● **GIVEN TASK**
Each line from the line with "What seaborn and" to the line with "dims = list(range(1, 101))", inclusive, is to be repeated exactly; no other line and no picture belongs in the copy.

● **PROVIDED MATERIAL**
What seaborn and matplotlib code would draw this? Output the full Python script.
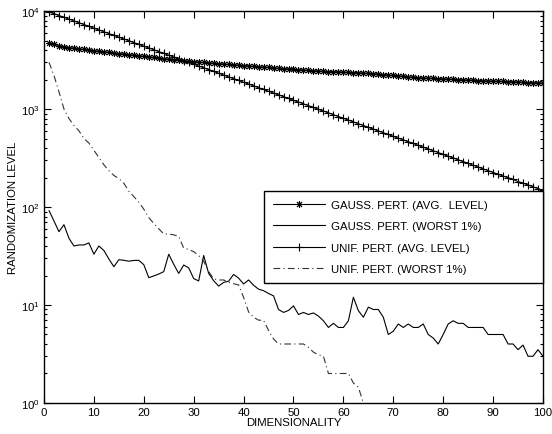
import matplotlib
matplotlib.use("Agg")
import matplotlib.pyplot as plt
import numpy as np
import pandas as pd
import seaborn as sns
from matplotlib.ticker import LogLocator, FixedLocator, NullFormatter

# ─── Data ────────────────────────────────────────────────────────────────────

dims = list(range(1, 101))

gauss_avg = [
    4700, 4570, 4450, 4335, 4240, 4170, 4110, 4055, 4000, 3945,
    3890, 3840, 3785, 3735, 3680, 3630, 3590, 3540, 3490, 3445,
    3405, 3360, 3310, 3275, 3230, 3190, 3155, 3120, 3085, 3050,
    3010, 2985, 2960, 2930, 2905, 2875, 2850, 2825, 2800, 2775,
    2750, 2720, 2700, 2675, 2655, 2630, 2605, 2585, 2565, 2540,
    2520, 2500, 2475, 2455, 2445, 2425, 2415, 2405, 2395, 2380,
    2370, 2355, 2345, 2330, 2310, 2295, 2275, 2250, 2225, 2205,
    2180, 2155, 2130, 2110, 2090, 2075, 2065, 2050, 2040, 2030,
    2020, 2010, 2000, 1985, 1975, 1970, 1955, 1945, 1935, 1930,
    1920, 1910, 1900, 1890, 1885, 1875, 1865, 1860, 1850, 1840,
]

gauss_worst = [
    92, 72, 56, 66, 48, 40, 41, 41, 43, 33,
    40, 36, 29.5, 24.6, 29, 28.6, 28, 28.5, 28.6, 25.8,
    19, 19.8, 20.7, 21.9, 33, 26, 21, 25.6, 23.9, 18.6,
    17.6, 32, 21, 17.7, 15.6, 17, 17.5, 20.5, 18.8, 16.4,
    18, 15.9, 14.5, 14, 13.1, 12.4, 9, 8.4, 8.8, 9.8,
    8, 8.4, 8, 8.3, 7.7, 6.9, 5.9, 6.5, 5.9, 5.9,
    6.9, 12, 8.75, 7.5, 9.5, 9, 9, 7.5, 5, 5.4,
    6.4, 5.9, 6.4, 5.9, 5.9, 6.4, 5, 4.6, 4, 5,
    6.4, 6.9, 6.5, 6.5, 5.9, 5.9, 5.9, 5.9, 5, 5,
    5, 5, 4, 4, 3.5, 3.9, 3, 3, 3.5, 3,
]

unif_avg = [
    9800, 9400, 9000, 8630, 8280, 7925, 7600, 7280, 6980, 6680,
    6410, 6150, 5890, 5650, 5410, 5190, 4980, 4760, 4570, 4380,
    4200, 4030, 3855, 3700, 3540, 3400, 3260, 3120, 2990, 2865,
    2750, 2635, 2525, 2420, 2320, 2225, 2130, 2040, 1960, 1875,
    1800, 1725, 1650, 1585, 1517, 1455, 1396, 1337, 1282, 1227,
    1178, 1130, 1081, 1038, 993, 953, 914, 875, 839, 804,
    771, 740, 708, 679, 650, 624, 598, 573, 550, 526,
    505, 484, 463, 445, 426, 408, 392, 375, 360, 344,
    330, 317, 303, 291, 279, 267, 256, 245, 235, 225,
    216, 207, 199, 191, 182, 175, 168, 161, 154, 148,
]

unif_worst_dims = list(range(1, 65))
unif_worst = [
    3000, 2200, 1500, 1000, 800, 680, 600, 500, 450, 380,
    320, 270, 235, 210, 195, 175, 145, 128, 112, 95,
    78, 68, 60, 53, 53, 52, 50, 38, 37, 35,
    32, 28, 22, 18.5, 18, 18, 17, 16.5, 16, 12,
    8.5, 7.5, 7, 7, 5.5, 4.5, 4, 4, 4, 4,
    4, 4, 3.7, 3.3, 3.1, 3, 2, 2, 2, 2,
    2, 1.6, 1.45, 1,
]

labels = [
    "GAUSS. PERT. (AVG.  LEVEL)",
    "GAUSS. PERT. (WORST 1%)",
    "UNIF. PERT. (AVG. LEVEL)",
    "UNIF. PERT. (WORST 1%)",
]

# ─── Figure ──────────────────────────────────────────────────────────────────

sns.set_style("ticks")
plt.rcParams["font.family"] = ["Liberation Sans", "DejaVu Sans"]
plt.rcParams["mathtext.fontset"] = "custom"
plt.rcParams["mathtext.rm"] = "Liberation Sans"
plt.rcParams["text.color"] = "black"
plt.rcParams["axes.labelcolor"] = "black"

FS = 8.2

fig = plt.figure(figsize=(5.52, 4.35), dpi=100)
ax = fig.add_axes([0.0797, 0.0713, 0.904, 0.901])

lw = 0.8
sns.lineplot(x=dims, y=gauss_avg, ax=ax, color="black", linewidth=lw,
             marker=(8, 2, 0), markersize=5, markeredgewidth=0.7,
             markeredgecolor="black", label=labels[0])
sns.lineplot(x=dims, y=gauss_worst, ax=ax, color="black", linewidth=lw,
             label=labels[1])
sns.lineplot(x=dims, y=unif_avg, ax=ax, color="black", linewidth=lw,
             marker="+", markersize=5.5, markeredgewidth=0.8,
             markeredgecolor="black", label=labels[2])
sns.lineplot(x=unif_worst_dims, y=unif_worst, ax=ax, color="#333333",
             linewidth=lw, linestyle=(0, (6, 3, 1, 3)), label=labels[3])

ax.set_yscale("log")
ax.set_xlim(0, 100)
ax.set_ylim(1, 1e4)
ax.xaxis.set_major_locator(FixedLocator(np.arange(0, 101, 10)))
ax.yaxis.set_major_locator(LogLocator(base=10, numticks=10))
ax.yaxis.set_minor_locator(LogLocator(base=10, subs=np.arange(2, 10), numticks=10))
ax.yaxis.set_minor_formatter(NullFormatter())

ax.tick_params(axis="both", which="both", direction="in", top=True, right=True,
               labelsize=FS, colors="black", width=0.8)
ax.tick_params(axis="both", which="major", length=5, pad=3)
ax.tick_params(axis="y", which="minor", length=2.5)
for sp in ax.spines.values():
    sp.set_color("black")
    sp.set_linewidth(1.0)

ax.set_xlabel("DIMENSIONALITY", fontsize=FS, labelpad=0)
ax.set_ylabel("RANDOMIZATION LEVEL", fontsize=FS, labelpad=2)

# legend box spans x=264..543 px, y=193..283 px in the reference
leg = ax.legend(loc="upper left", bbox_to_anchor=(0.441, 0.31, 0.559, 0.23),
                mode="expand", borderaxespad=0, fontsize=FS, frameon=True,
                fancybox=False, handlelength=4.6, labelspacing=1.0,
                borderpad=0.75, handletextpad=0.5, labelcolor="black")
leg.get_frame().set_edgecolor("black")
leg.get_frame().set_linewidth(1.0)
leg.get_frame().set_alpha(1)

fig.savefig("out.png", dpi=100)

* * *

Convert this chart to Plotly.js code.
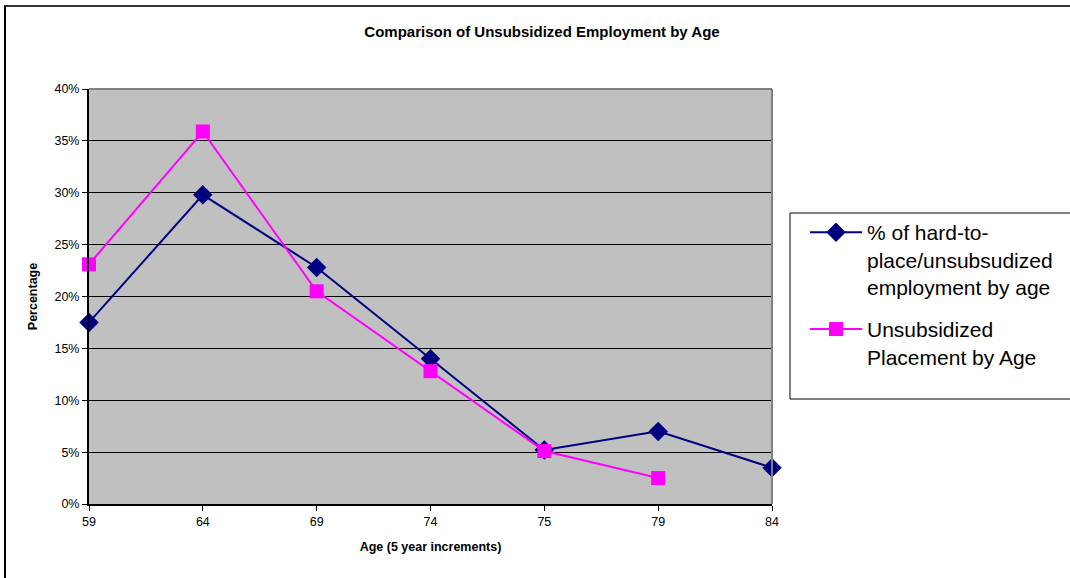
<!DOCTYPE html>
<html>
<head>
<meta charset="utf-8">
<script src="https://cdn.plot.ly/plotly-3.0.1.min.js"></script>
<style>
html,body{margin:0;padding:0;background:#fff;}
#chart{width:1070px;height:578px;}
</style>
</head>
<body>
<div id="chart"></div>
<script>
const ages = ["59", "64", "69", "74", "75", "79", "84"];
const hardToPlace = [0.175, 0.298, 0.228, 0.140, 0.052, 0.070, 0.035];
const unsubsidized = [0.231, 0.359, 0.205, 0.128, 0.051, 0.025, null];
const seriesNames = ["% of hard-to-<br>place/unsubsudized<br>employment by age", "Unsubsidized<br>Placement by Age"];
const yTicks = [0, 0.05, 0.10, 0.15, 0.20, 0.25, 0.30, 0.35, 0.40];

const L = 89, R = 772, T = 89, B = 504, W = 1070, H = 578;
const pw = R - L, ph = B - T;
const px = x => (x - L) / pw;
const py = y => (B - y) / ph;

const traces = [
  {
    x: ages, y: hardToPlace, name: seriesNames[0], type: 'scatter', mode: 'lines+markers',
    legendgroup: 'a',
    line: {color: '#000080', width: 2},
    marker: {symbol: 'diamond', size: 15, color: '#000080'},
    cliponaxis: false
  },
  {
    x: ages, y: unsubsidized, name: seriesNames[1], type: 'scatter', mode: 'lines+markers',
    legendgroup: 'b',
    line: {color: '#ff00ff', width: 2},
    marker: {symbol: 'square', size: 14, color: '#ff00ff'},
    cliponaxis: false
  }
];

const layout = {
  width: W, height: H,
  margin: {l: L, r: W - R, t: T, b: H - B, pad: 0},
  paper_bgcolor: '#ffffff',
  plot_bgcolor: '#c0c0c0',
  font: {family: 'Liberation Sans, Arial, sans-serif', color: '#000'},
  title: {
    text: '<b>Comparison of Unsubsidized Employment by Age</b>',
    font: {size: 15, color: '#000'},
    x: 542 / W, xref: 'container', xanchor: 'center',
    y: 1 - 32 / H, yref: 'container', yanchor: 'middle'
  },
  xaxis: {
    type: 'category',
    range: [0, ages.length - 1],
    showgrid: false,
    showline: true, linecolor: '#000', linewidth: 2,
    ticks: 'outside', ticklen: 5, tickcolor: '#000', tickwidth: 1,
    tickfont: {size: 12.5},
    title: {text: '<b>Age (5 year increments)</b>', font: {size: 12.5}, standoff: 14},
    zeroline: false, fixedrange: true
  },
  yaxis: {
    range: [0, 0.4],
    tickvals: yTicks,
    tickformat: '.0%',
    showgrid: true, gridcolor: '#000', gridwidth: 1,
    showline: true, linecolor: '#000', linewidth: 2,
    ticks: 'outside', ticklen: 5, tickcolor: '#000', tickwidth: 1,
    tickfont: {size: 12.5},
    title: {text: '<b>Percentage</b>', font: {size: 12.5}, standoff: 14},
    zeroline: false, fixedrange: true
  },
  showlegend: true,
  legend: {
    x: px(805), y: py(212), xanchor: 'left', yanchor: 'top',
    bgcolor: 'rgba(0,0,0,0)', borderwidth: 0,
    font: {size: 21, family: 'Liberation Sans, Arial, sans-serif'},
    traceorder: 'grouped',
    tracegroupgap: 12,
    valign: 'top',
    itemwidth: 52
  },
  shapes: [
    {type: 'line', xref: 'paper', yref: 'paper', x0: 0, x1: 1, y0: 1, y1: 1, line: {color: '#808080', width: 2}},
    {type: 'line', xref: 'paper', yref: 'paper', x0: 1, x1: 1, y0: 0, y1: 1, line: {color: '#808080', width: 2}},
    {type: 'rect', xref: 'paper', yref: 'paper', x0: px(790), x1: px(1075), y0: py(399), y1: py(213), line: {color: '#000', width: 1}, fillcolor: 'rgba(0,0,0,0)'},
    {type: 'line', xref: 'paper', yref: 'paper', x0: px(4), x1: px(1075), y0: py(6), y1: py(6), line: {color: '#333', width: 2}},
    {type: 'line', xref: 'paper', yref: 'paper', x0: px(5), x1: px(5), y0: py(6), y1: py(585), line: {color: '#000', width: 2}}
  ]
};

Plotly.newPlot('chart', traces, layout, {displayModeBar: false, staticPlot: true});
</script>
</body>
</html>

...

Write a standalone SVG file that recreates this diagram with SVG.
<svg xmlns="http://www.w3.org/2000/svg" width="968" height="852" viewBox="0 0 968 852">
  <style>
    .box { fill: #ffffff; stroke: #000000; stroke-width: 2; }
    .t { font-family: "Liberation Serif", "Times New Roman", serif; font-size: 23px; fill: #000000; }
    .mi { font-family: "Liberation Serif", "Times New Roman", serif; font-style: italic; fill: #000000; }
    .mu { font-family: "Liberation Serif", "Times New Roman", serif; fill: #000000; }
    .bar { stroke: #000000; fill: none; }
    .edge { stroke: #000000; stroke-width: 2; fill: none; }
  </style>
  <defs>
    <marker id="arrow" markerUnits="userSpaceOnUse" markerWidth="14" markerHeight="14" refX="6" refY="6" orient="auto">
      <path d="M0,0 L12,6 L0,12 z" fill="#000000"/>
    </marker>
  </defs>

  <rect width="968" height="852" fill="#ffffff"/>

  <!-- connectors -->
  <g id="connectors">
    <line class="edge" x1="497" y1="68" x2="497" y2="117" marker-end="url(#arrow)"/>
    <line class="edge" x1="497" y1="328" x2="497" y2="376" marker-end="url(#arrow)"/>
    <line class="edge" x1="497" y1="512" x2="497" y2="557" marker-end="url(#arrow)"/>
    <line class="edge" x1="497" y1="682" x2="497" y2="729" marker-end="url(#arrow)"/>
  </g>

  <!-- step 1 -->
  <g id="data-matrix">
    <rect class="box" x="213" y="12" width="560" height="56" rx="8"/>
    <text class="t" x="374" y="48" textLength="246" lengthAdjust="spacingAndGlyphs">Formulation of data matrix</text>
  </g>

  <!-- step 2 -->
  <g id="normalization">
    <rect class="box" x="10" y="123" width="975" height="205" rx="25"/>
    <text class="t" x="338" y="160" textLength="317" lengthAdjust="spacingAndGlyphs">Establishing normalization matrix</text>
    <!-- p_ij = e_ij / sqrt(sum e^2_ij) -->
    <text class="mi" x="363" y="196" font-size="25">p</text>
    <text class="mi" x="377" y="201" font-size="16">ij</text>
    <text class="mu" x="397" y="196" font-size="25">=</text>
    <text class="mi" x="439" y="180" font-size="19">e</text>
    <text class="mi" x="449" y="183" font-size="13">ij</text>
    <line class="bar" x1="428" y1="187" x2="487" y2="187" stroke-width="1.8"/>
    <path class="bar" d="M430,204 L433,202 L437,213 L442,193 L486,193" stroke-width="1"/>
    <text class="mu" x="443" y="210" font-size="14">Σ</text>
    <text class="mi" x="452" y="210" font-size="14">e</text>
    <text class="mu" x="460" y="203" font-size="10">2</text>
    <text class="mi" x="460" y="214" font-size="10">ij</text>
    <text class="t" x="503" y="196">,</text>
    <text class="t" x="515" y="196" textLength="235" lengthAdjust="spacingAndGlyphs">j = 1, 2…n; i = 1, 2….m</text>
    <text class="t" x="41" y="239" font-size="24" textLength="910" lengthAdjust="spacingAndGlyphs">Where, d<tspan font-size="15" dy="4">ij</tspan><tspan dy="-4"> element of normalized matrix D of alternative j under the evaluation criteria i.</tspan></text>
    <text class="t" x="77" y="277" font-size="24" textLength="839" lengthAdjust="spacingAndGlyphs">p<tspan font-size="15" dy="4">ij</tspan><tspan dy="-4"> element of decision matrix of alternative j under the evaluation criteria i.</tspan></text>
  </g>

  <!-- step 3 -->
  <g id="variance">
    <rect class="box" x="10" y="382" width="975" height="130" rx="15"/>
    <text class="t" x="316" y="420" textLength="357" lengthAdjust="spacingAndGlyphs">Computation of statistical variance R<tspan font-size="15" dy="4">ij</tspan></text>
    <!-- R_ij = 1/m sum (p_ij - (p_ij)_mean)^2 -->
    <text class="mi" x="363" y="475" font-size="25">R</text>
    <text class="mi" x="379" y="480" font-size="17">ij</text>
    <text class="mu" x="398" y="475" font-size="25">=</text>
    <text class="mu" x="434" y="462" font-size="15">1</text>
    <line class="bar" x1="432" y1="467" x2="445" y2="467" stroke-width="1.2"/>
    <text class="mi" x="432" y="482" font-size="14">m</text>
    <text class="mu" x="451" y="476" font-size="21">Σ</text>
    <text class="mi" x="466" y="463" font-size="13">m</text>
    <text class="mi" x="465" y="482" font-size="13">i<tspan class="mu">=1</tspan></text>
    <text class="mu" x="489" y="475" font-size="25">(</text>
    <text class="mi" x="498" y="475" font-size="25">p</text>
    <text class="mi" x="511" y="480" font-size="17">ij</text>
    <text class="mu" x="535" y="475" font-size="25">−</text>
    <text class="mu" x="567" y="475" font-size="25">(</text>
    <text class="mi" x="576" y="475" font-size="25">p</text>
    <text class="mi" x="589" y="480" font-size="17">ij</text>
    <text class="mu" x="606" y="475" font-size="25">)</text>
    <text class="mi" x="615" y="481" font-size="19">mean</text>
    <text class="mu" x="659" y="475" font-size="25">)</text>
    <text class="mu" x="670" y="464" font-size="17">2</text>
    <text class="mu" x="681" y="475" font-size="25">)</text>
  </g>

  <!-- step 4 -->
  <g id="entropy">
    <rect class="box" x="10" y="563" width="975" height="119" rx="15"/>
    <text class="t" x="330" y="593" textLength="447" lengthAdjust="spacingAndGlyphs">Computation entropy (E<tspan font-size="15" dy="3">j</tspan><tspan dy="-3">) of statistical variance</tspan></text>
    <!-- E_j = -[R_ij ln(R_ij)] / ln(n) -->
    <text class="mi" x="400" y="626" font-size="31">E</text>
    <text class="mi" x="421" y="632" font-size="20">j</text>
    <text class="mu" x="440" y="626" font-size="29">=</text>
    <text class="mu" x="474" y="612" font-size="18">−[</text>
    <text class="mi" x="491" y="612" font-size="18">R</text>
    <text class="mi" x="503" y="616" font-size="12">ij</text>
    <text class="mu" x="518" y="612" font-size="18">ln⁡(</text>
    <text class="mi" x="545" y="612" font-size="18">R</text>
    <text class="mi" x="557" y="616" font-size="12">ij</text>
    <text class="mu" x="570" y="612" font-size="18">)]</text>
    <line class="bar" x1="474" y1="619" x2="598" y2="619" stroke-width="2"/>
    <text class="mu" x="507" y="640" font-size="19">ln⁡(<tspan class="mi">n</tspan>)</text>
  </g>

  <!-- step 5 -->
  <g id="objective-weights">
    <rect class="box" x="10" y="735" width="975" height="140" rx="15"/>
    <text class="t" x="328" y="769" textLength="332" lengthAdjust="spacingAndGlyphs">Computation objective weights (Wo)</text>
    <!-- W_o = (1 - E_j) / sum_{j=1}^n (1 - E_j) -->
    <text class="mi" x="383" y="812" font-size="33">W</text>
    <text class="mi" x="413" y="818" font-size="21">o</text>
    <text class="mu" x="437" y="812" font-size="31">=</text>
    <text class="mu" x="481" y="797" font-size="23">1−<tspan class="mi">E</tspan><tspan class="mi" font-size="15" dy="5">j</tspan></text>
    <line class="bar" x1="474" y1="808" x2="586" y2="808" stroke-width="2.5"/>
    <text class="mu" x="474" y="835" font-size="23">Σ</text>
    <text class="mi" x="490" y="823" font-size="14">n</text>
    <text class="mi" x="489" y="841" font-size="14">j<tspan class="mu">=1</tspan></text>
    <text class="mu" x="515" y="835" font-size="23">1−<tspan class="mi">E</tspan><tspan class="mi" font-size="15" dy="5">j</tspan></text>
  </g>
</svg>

● **CORRECT RESULT**
What seaborn and matplotlib code would draw this? Output the full Python script.
import matplotlib
matplotlib.use("Agg")
import matplotlib.pyplot as plt
import numpy as np
import pandas as pd
import seaborn as sns
from matplotlib.ticker import LogLocator, FixedLocator, NullFormatter

# ─── Data ────────────────────────────────────────────────────────────────────

dims = list(range(1, 101))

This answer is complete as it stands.